Show all lines that include the string "this"; copy each one.

- - - -

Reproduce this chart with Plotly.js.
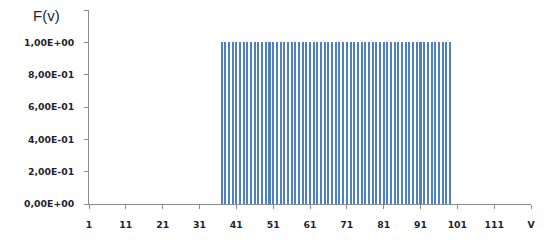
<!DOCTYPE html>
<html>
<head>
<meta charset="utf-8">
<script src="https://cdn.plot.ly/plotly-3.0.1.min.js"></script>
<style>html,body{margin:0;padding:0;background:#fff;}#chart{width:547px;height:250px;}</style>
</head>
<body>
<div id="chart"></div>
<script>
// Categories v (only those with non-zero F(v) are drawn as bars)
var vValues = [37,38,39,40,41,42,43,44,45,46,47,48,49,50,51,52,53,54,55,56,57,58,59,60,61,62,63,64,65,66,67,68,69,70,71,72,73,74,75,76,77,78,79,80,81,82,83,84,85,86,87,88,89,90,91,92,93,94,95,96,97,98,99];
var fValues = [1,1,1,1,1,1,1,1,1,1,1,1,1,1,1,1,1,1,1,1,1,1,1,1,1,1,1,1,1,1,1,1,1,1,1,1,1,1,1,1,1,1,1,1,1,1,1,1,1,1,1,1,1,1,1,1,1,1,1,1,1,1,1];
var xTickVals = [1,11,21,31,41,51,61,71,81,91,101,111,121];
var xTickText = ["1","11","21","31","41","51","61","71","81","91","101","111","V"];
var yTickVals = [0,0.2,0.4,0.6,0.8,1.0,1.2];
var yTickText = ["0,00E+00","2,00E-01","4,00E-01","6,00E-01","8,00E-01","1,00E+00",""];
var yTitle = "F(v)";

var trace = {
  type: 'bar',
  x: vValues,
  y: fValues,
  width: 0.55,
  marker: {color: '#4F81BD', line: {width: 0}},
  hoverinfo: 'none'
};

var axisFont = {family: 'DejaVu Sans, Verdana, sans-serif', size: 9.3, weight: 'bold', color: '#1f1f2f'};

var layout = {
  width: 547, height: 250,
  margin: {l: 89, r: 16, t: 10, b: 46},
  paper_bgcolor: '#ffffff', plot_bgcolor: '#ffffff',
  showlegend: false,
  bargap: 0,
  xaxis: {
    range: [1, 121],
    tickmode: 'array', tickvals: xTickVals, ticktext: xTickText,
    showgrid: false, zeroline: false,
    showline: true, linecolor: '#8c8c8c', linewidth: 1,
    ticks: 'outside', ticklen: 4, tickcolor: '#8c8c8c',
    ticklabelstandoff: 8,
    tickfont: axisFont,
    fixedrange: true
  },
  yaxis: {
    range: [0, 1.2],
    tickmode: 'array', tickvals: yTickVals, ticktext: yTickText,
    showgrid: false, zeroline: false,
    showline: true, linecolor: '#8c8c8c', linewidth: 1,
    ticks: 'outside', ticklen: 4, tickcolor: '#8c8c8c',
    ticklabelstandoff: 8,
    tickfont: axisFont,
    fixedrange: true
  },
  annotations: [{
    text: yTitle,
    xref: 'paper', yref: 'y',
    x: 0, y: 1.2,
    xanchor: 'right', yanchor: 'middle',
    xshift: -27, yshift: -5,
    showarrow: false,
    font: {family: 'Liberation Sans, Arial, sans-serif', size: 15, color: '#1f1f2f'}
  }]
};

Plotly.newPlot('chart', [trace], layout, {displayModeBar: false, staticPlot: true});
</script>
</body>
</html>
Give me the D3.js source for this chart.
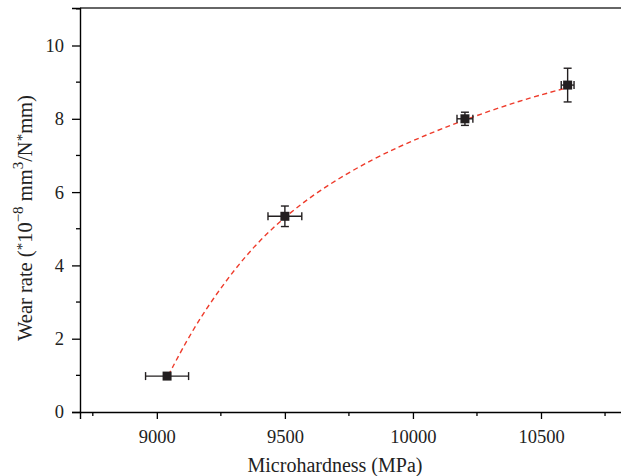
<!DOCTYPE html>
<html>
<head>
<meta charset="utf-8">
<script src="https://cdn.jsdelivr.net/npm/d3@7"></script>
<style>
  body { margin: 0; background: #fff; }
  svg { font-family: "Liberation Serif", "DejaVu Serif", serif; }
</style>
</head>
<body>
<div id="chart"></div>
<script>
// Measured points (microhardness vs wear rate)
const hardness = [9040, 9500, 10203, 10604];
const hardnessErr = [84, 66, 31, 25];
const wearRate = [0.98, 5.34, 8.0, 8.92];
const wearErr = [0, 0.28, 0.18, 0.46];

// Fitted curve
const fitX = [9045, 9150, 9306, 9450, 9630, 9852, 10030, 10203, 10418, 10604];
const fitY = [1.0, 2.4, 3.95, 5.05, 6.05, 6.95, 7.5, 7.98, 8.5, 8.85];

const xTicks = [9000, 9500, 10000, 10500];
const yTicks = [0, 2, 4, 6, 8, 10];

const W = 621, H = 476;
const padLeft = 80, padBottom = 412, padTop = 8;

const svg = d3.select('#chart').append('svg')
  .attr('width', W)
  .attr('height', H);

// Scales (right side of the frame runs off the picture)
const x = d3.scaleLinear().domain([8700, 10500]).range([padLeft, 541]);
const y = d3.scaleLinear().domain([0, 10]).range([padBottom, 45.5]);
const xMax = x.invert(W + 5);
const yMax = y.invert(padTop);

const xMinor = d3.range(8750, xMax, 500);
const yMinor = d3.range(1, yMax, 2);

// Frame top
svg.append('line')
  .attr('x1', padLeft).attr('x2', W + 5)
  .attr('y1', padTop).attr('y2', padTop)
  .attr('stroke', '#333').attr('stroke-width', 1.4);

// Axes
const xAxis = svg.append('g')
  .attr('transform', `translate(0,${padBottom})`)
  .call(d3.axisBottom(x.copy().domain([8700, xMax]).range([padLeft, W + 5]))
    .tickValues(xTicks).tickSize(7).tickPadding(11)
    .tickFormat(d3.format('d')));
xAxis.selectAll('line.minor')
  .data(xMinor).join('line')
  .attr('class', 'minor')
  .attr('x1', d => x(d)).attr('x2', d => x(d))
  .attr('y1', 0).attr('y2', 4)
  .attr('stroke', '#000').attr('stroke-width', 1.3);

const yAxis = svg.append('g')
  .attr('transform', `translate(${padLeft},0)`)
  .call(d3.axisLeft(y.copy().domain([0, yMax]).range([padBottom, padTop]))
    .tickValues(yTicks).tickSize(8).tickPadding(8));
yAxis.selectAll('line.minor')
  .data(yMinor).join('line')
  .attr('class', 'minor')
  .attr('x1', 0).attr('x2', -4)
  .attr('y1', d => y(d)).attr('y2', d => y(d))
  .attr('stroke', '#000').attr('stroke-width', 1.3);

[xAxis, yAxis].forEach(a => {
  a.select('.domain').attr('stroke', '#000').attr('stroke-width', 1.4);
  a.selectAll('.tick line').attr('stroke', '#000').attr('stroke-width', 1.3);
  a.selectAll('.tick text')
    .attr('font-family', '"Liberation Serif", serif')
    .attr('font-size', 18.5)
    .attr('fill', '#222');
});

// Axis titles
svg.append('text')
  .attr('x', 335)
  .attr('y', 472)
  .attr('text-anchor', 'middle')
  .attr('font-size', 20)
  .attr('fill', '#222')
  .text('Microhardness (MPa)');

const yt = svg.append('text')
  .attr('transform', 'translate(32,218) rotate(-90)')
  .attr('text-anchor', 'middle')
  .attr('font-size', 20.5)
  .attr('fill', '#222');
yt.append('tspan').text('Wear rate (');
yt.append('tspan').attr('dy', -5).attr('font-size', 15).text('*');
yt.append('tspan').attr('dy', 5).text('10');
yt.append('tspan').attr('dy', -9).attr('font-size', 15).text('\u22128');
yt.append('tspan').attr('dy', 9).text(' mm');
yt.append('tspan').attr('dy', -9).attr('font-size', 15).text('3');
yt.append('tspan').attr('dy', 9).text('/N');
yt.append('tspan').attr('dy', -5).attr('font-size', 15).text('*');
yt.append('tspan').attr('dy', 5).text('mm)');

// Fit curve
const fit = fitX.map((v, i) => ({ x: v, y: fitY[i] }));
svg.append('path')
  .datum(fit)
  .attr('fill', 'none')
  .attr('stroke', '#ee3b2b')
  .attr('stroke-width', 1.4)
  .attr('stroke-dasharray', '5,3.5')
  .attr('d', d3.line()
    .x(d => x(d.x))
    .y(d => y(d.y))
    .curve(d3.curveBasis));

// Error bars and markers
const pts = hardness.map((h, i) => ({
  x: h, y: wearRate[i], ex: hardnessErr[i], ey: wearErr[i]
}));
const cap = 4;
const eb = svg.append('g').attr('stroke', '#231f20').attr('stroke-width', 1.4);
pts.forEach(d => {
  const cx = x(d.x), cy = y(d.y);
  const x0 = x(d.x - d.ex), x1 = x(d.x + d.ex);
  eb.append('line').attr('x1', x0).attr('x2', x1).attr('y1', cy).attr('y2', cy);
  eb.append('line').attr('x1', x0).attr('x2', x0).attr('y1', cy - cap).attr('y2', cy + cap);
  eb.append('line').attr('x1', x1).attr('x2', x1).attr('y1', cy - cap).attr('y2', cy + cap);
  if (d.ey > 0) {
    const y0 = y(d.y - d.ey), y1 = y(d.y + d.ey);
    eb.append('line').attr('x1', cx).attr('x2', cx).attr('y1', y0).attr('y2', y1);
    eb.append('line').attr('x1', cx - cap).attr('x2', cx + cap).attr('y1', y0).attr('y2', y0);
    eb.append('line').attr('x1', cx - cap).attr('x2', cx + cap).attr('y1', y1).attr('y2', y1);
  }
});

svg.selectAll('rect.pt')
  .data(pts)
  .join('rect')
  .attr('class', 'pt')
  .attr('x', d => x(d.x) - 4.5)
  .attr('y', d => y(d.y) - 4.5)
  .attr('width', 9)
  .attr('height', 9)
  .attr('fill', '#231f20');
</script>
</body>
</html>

- - - -

* **RESULT**:
Reproduce this chart with Plotly.js.
Give me the D3.js source for this chart.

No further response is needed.